§ Work to do
Every line below should be copied exactly; drop the pictures.

**********

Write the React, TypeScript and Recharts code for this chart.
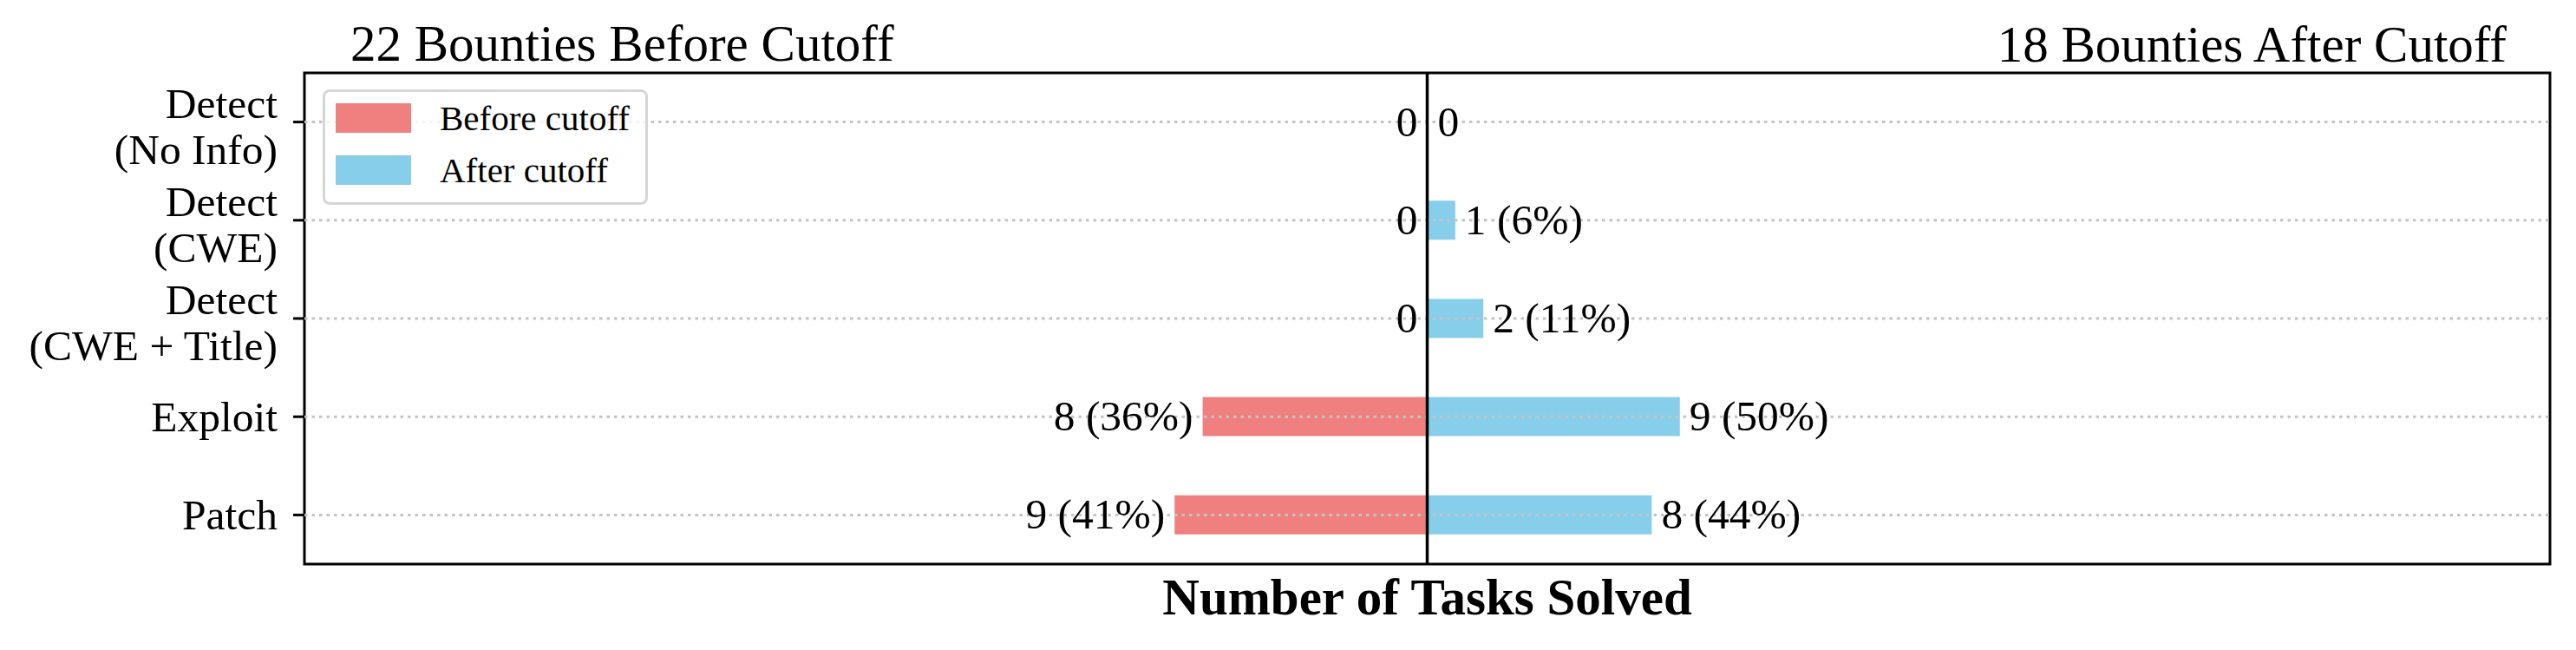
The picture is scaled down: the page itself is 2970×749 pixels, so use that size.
import { BarChart, Bar, XAxis, YAxis, ReferenceLine, ReferenceArea, LabelList, Legend } from 'recharts'

const categories = ['Detect\n(No Info)', 'Detect\n(CWE)', 'Detect\n(CWE + Title)', 'Exploit', 'Patch']
const beforeSolved = [0, 0, 0, 8, 9]
const afterSolved = [0, 1, 2, 9, 8]
const beforeTotal = 22
const afterTotal = 18
const xLimit = 40

const BEFORE_COLOR = '#F08080'
const AFTER_COLOR = '#87CEEB'
const FONT = '"Liberation Serif", "Times New Roman", serif'

function formatCount(v: number, total: number) {
  if (v === 0) return '0'
  return `${v} (${Math.round((v / total) * 100)}%)`
}

const data = categories.map((name, i) => ({
  name,
  before: -beforeSolved[i],
  after: afterSolved[i],
  beforeLabel: formatCount(beforeSolved[i], beforeTotal),
  afterLabel: formatCount(afterSolved[i], afterTotal),
}))

function CategoryTick(props: any) {
  const { x, y, payload } = props
  const lines = String(payload.value).split('\n')
  if (lines.length === 1) {
    return (
      <text x={x} y={y + 17} textAnchor="end" fontSize={49.5} fontFamily={FONT} fill="#000">
        {lines[0]}
      </text>
    )
  }
  return (
    <text textAnchor="end" fontSize={49.5} fontFamily={FONT} fill="#000">
      <tspan x={x} y={y - 5}>{lines[0]}</tspan>
      <tspan x={x} y={y + 48}>{lines[1]}</tspan>
    </text>
  )
}

// zero-length bars still get a label: they sit right next to the centre line
function makeValueLabel(side: 'left' | 'right') {
  return (props: any) => {
    const { x, y, width, height, value } = props
    const left = Math.min(x, x + width)
    const right = Math.max(x, x + width)
    const tx = side === 'left' ? left - 11 : right + 11
    return (
      <text
        x={tx}
        y={y + height / 2 + 16}
        textAnchor={side === 'left' ? 'end' : 'start'}
        fontSize={49.5}
        fontFamily={FONT}
        fill="#000"
      >
        {value}
      </text>
    )
  }
}

function LegendBox() {
  const items = [
    { label: 'Before cutoff', color: BEFORE_COLOR },
    { label: 'After cutoff', color: AFTER_COLOR },
  ]
  return (
    <div
      style={{
        width: 375,
        height: 133,
        boxSizing: 'border-box',
        border: '3px solid #d6d6d6',
        borderRadius: 8,
        background: 'rgba(255,255,255,0.8)',
        padding: '13px 0 0 12px',
        fontFamily: FONT,
        fontSize: 41,
      }}
    >
      {items.map((it, i) => (
        <div
          key={it.label}
          style={{ display: 'flex', alignItems: 'center', height: 34, marginTop: i === 0 ? 0 : 26 }}
        >
          <div style={{ width: 87, height: 34, background: it.color }} />
          <span style={{ marginLeft: 33, whiteSpace: 'nowrap', lineHeight: '34px' }}>{it.label}</span>
        </div>
      ))}
    </div>
  )
}

export default function App() {
  return (
    <div style={{ position: 'relative', width: 2954, height: 733, fontFamily: FONT }}>
      <BarChart
        width={2954}
        height={733}
        data={data}
        layout="vertical"
        stackOffset="sign"
        margin={{ top: 76, right: 22, bottom: 0, left: 43 }}
      >
        <XAxis
          type="number"
          domain={[-xLimit, xLimit]}
          tick={false}
          tickLine={false}
          axisLine={false}
          height={91}
          label={(p: any) => {
            const vb = p.viewBox
            return (
              <text
                x={vb.x + vb.width / 2}
                y={vb.y + 58}
                textAnchor="middle"
                fontSize={59}
                fontWeight="bold"
                fontFamily={FONT}
                fill="#000"
              >
                Number of Tasks Solved
              </text>
            )
          }}
        />
        <YAxis
          type="category"
          dataKey="name"
          width={300}
          interval={0}
          axisLine={false}
          tickLine={{ stroke: '#000', strokeWidth: 3 }}
          tickSize={13}
          tickMargin={18}
          tick={<CategoryTick />}
        />
        <Legend
          layout="horizontal"
          align="center"
          verticalAlign="middle"
          wrapperStyle={{ left: 364, top: 95, width: 375 }}
          content={() => <LegendBox />}
        />
        <Bar
          dataKey="before"
          stackId="s"
          fill={BEFORE_COLOR}
          barSize={45}
          minPointSize={1}
          isAnimationActive={false}
        >
          <LabelList dataKey="beforeLabel" content={makeValueLabel('left')} />
        </Bar>
        <Bar
          dataKey="after"
          stackId="s"
          fill={AFTER_COLOR}
          barSize={45}
          minPointSize={1}
          isAnimationActive={false}
        >
          <LabelList dataKey="afterLabel" content={makeValueLabel('right')} />
        </Bar>
        {categories.map((c) => (
          <ReferenceLine key={c} y={c} stroke="#c4c4c4" strokeWidth={3} strokeDasharray="3.5 5" />
        ))}
        <ReferenceLine x={0} stroke="#000" strokeWidth={3.5} />
        <ReferenceArea x1={-xLimit} x2={xLimit} fill="none" fillOpacity={0} stroke="#000" strokeWidth={3} />
        <text x={396} y={62} fontSize={59} fontFamily={FONT} fill="#000">
          22 Bounties Before Cutoff
        </text>
        <text x={2882} y={63} textAnchor="end" fontSize={59} fontFamily={FONT} fill="#000">
          18 Bounties After Cutoff
        </text>
      </BarChart>
    </div>
  )
}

**********

§ Result
Write the React, TypeScript and Recharts code for this chart.
The picture is scaled down: the page itself is 2970×749 pixels, so use that size.
import { BarChart, Bar, XAxis, YAxis, ReferenceLine, ReferenceArea, LabelList, Legend } from 'recharts'

const categories = ['Detect\n(No Info)', 'Detect\n(CWE)', 'Detect\n(CWE + Title)', 'Exploit', 'Patch']
const beforeSolved = [0, 0, 0, 8, 9]
const afterSolved = [0, 1, 2, 9, 8]
const beforeTotal = 22
const afterTotal = 18
const xLimit = 40

const BEFORE_COLOR = '#F08080'
const AFTER_COLOR = '#87CEEB'
const FONT = '"Liberation Serif", "Times New Roman", serif'

function formatCount(v: number, total: number) {
  if (v === 0) return '0'
  return `${v} (${Math.round((v / total) * 100)}%)`
}

const data = categories.map((name, i) => ({
  name,
  before: -beforeSolved[i],
  after: afterSolved[i],
  beforeLabel: formatCount(beforeSolved[i], beforeTotal),
  afterLabel: formatCount(afterSolved[i], afterTotal),
}))

function CategoryTick(props: any) {
  const { x, y, payload } = props
  const lines = String(payload.value).split('\n')
  if (lines.length === 1) {
    return (
      <text x={x} y={y + 17} textAnchor="end" fontSize={49.5} fontFamily={FONT} fill="#000">
        {lines[0]}
      </text>
    )
  }
  return (
    <text textAnchor="end" fontSize={49.5} fontFamily={FONT} fill="#000">
      <tspan x={x} y={y - 5}>{lines[0]}</tspan>
      <tspan x={x} y={y + 48}>{lines[1]}</tspan>
    </text>
  )
}

// zero-length bars still get a label: they sit right next to the centre line
function makeValueLabel(side: 'left' | 'right') {
  return (props: any) => {
    const { x, y, width, height, value } = props
    const left = Math.min(x, x + width)
    const right = Math.max(x, x + width)
    const tx = side === 'left' ? left - 11 : right + 11
    return (
      <text
        x={tx}
        y={y + height / 2 + 16}
        textAnchor={side === 'left' ? 'end' : 'start'}
        fontSize={49.5}
        fontFamily={FONT}
        fill="#000"
      >
        {value}
      </text>
    )
  }
}

function LegendBox() {
  const items = [
    { label: 'Before cutoff', color: BEFORE_COLOR },
    { label: 'After cutoff', color: AFTER_COLOR },
  ]
  return (
    <div
      style={{
        width: 375,
        height: 133,
        boxSizing: 'border-box',
        border: '3px solid #d6d6d6',
        borderRadius: 8,
        background: 'rgba(255,255,255,0.8)',
        padding: '13px 0 0 12px',
        fontFamily: FONT,
        fontSize: 41,
      }}
    >
      {items.map((it, i) => (
        <div
          key={it.label}
          style={{ display: 'flex', alignItems: 'center', height: 34, marginTop: i === 0 ? 0 : 26 }}
        >
          <div style={{ width: 87, height: 34, background: it.color }} />
          <span style={{ marginLeft: 33, whiteSpace: 'nowrap', lineHeight: '34px' }}>{it.label}</span>
        </div>
      ))}
    </div>
  )
}

export default function App() {
  return (
    <div style={{ position: 'relative', width: 2954, height: 733, fontFamily: FONT }}>
      <BarChart
        width={2954}
        height={733}
        data={data}
        layout="vertical"
        stackOffset="sign"
        margin={{ top: 76, right: 22, bottom: 0, left: 43 }}
      >
        <XAxis
          type="number"
          domain={[-xLimit, xLimit]}
          tick={false}
          tickLine={false}
          axisLine={false}
          height={91}
          label={(p: any) => {
            const vb = p.viewBox
            return (
              <text
                x={vb.x + vb.width / 2}
                y={vb.y + 58}
                textAnchor="middle"
                fontSize={59}
                fontWeight="bold"
                fontFamily={FONT}
                fill="#000"
              >
                Number of Tasks Solved
              </text>
            )
          }}
        />
        <YAxis
          type="category"
          dataKey="name"
          width={300}
          interval={0}
          axisLine={false}
          tickLine={{ stroke: '#000', strokeWidth: 3 }}
          tickSize={13}
          tickMargin={18}
          tick={<CategoryTick />}
        />
        <Legend
          layout="horizontal"
          align="center"
          verticalAlign="middle"
          wrapperStyle={{ left: 364, top: 95, width: 375 }}
          content={() => <LegendBox />}
        />
        <Bar
          dataKey="before"
          stackId="s"
          fill={BEFORE_COLOR}
          barSize={45}
          minPointSize={1}
          isAnimationActive={false}
        >
          <LabelList dataKey="beforeLabel" content={makeValueLabel('left')} />
        </Bar>
        <Bar
          dataKey="after"
          stackId="s"
          fill={AFTER_COLOR}
          barSize={45}
          minPointSize={1}
          isAnimationActive={false}
        >
          <LabelList dataKey="afterLabel" content={makeValueLabel('right')} />
        </Bar>
        {categories.map((c) => (
          <ReferenceLine key={c} y={c} stroke="#c4c4c4" strokeWidth={3} strokeDasharray="3.5 5" />
        ))}
        <ReferenceLine x={0} stroke="#000" strokeWidth={3.5} />
        <ReferenceArea x1={-xLimit} x2={xLimit} fill="none" fillOpacity={0} stroke="#000" strokeWidth={3} />
        <text x={396} y={62} fontSize={59} fontFamily={FONT} fill="#000">
          22 Bounties Before Cutoff
        </text>
        <text x={2882} y={63} textAnchor="end" fontSize={59} fontFamily={FONT} fill="#000">
          18 Bounties After Cutoff
        </text>
      </BarChart>
    </div>
  )
}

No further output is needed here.